We already knew something was changing in the NBA last season when none other than LeBron James suggested a thought that had previously been taboo – and, to be honest, would have been coming from anybody else but The King. This time last year, the Los Angeles Lakers’ star turn shared his belief that Europeans “develop faster than American players,” signalling a new era of respect for a group of players long looked at with suspicion in NBA circles.
Two-time Most Valuable Player (MVP) Steve Nash recently told Quentin Richardson and Darius Miles on the Knuckleheads podcast how acute Dirk Nowitzki’s understanding of needing to go the extra mile to rebuff popular perceptions of Europeans and their apparent softness was. When Nash and Nowitzki were teammates for six years with the Dallas Mavericks, they would get up early and go to the gym in the apartment block they both lived in, and then go there again in the evening after practice, Nash confessed to Richardson and Miles.
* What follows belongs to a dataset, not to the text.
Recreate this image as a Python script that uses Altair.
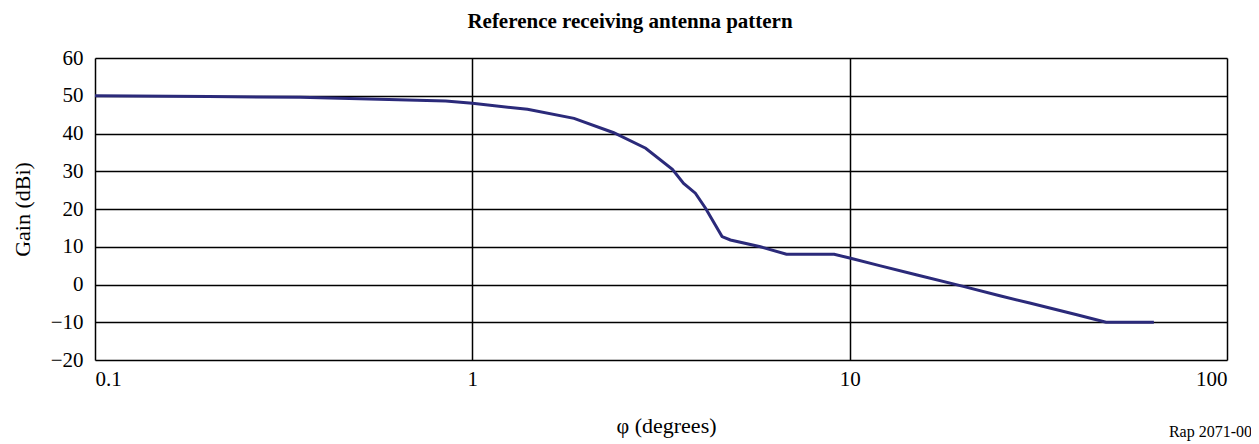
import altair as alt
import pandas as pd

# Data
phi_deg = [0.1, 0.2, 0.35, 0.6, 0.85, 1.0, 1.4, 1.86, 2.37, 2.88, 3.39, 3.63, 3.9,
           4.15, 4.59, 4.83, 5.8, 6.8, 9.1, 10.0, 12.0, 15.0, 20.0, 25.0, 30.0,
           40.0, 47.8, 64.0]
gain_dbi = [50.0, 49.8, 49.6, 49.0, 48.6, 48.0, 46.4, 44.0, 40.2, 36.1, 30.5, 26.8, 24.2,
            20.2, 12.7, 11.8, 10.0, 8.0, 8.0, 7.0, 5.0, 2.6, -0.5, -3.0, -4.9,
            -8.0, -10.0, -10.0]
x_ticks = [0.1, 1, 10, 100]
y_ticks = [-20, -10, 0, 10, 20, 30, 40, 50, 60]

title_text = "Reference receiving antenna pattern"
x_title = "φ (degrees)"
y_title = "Gain (dBi)"
note_text = "Rap 2071-00"

W, H = 1132, 302
FONT = "Liberation Serif"

df = pd.DataFrame({"phi": phi_deg, "gain": gain_dbi})

line = alt.Chart(df).mark_line(color="#2B2A7A", strokeWidth=3).encode(
    x=alt.X("phi:Q",
            scale=alt.Scale(type="log", domain=[0.1, 100]),
            axis=alt.Axis(values=x_ticks, format="~g", title=x_title,
                          grid=True, gridColor="black", gridWidth=1.5,
                          ticks=False, domain=False, labelPadding=8,
                          labelFont=FONT, labelFontSize=21, labelColor="black",
                          titleFont=FONT, titleFontSize=22, titleFontWeight="normal",
                          titleColor="black", titleX=571, titleY=65,
                          titleBaseline="middle", titleAlign="center")),
    y=alt.Y("gain:Q",
            scale=alt.Scale(domain=[-20, 60]),
            axis=alt.Axis(values=y_ticks, title=y_title,
                          labelExpr="replace(datum.label, '-', '−')",
                          grid=True, gridColor="black", gridWidth=1.5,
                          ticks=False, domain=False, labelPadding=12,
                          labelFont=FONT, labelFontSize=21, labelColor="black",
                          titleFont=FONT, titleFontSize=22, titleFontWeight="normal",
                          titleColor="black", titleX=-73, titleY=151,
                          titleAngle=270, titleBaseline="middle", titleAlign="center")),
)

title = alt.Chart(pd.DataFrame({"t": [title_text]})).mark_text(
    font=FONT, fontSize=21, fontWeight="bold", color="black",
    align="center", baseline="middle"
).encode(x=alt.value(535), y=alt.value(-36), text="t:N")

note = alt.Chart(pd.DataFrame({"t": [note_text]})).mark_text(
    font=FONT, fontSize=16, color="black", align="right", baseline="middle"
).encode(x=alt.value(1157), y=alt.value(374), text="t:N")

chart = alt.layer(line, title, note).properties(
    width=W, height=H,
    autosize=alt.AutoSizeParams(type="none"),
    padding={"left": 87, "top": 50, "right": 24, "bottom": 82},
).configure_view(stroke="black", strokeWidth=2).configure(background="white")

chart.save("out.html", embed_options={"renderer": "svg", "actions": False})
Now, nearly 20 years on from Nowitzki’s midnight sessions pumping iron, the worm has turned – partly due to the German’s groundwork. There are currently 59 European players on NBA rosters but it’s not so much the number as the influence of the cream of the crop that is most notable. In 2019 both of the game’s most prestigious individual titles, that of MVP and Rookie of the Year were won by Europeans – the Milwaukee Bucks’ Giannis Antetokounmpo and Luka Dončić of those same Dallas Mavericks respectively.
Like stars of the level of Shaquille O’Neal, Kobe Bryant and LeBron before them, they have reached a level of public consciousness that has made them largely mononymous. Last season belonged to Giannis, turning his formidable physical power into relentlessly consistent production and averaging career highs of 27.7 points and 12.5 rebounds per game in edging out reigning MVP James Harden for the big prize. The Greek Freak took the Bucks to the Eastern Conference finals, where he was eventually shut down by the might Kawhi Leonard and eventual champions the Toronto Raptors.
The only European to win the MVP apart from Nowitzki in 2007, Antetokounmpo has become hugely popular in the mainstream, charming the public with his wit and easy manner as a team captain in the 2019 All-Star. He created his first signature shoe, the Freak 1, launched this summer to some fanfare and with Leonard leaving the Raptors to go west with the Los Angeles Clippers, the East has the potential to be Giannis’ own private kingdom.
Not that he has a clear run to the pedestal of top European in the league. In the West, Dončić is making the metamorphosis from prince to king in a scorching start to his sophomore season. “He's going to push Dirk for the greatest European to ever play this game when it's all said and done," New York Knicks coach David Fizdale said after the Mavs played at Madison Square Garden last week – a game that the Knicks surprisingly won, but in which Dončić registered 33 points, 11 assists and 10 rebounds on one of basketball’s sacred floors.
It’s one of six triples-doubles that he has posted already this season, a league-leading total ahead of triple-double machine Russell Westbrook of the Houston Rockets and even his childhood idol LeBron, who has started the campaign in strong form for the Lakers. When Dončić posted yet another in Tuesday night’s thrilling win over the San Antonio Spurs, he set a new points personal best of 42, and thus become the second-youngest player in NBA history to score a 40-point-plus triple-double. The youngest? LeBron.
The Mavs’ plan is to have a European heart to their team, as Dončić is paired with Latvian forward Kristaps Porzingis, brought in by a blockbuster trade from the Knicks in February and now recovered from an ACL injury that kept him off the floor for more than a year. Porzingis signed a max deal to stay in Dallas long-term in pre-season, but there is no doubt whose team this is. Dončić leads the way for the Mavs on every possession, imbued with the star swagger with which he arrived in the NBA, having already been a Euroleague MVP with Real Madrid, and which has gone up a level further still this season.
Even after the summer retirements of two legendary players in Nowitzki and French point guard Tony Parker, whose number nine jersey was retired by the Spurs in an emotional ceremony last week, it feels as if we are entering an unprecedented era for European talent in the NBA – one which will be underlined by the NBA’s arrival in Paris for a regular season game in January, taking the place of the habitual London fixture. With the Bucks taking on the Charlotte Hornets in the French capital – under the watchful eye of the greatest, the now-Hornets owner Michael Jordan – Antetokounmpo will likely take the next step in his global coronation as a bona fide megastar.